While struggling with a significant lack of top speed compared to his rivals during MotoGP races in 2022, Quartararo tested new engines for 2023 at Catalunya and Misano with good results. The engines couldn’t be put into use during 2022 because technical rules mandate that all engines to be used must be sealed at the start of the season, but things were looking promising for 2023.
During the test at Catalunya in June, the Frenchman gained 4 mph in top speed compared to his best top speed during the race and was fastest in terms of lap times, indicating the new engine was substantially more powerful while still being useable in the other parts of the track.
At the Misano test in September, Quartararo was again quickest in terms of lap times and essentially equal to the fastest bikes in terms of top speed.
Fast forward to the test at Valencia in November, where Quartararo’s best trap speed with Yamaha’s latest engine was 203.44 mph (327.4 kph), slower than he went during the race, 205.36 mph (330.5 kph), leading to his disappointment.
So, what happened?
The Monster Energy/Yamaha Racing media event on January 20 in San Diego was attended by Quartararo and Yamaha Motor Racing Managing Director Lin Jarvis. When it was his turn to speak, Jarvis directed attention to another special guest he introduced as the person “in charge of all racing activities at Yamaha” and “in charge of all motorcycle engineering:” Toyoshi Nishida.
Officially, Nishida is an Executive Officer and the Executive Manager for the PF (Platform) Body Development Unit at Yamaha Motor Co., Ltd. in Japan. He also represents Yamaha on the Motorcycle Sports Manufacturers Association (MSMA) committee, which works with IRTA, FIM, and Dorna to create MotoGP technical regulations.
When asked about what happened at the Valencia test, Nishida exclusively told Roadracingworld.com in English, “There was some error. Not technical issue, but our development engineering side preparation issues. We have to say we are very sorry to Fabio. We could not prepare the best condition bike for the Valencia test compared to the Misano test. The bike condition was not improved for the Valencia test. That was our side.

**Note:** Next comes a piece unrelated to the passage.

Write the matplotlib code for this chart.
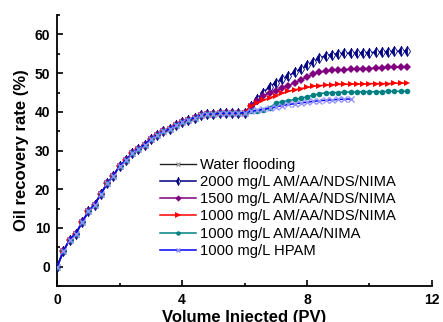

“We couldn’t adjust to the best conditions in Valencia. For example, the gear ratios or the atmosphere or temperature or humidity or something. We couldn’t adjust for the best conditions in Valencia. That’s what I mean, preparation errors.
“Unfortunately, the result was we never expected those results. We already caught the root cause of that trouble and are working hard on making the improvement for the next Sepang test.”
Nishida expressed confidence that the problem(s) have been rectified and that Yamaha is still on the right path with its engine development. That chould be confirmed when test rider Cal Crutchlow takes the 2023 YZR-M1 out on track during the “shakedown” test days February 5-7 at Sepang.
“The [engine] development is going well. However, at this moment, not complete,” said Nishida. “We are going to test at the Malaysia test in February, and after that we take the feedback from the factory riders and we will do the final improvements. We will adapt the final improvements for the final test in Portugal, before MotoGP starts racing [and the engines must be sealed for 2023]. But for now, progress is good.”
The official MotoGP pre-season test at Sepang is February 10-12, and the official pre-season test at Algarve International Circuit in Portugal is March 11-12.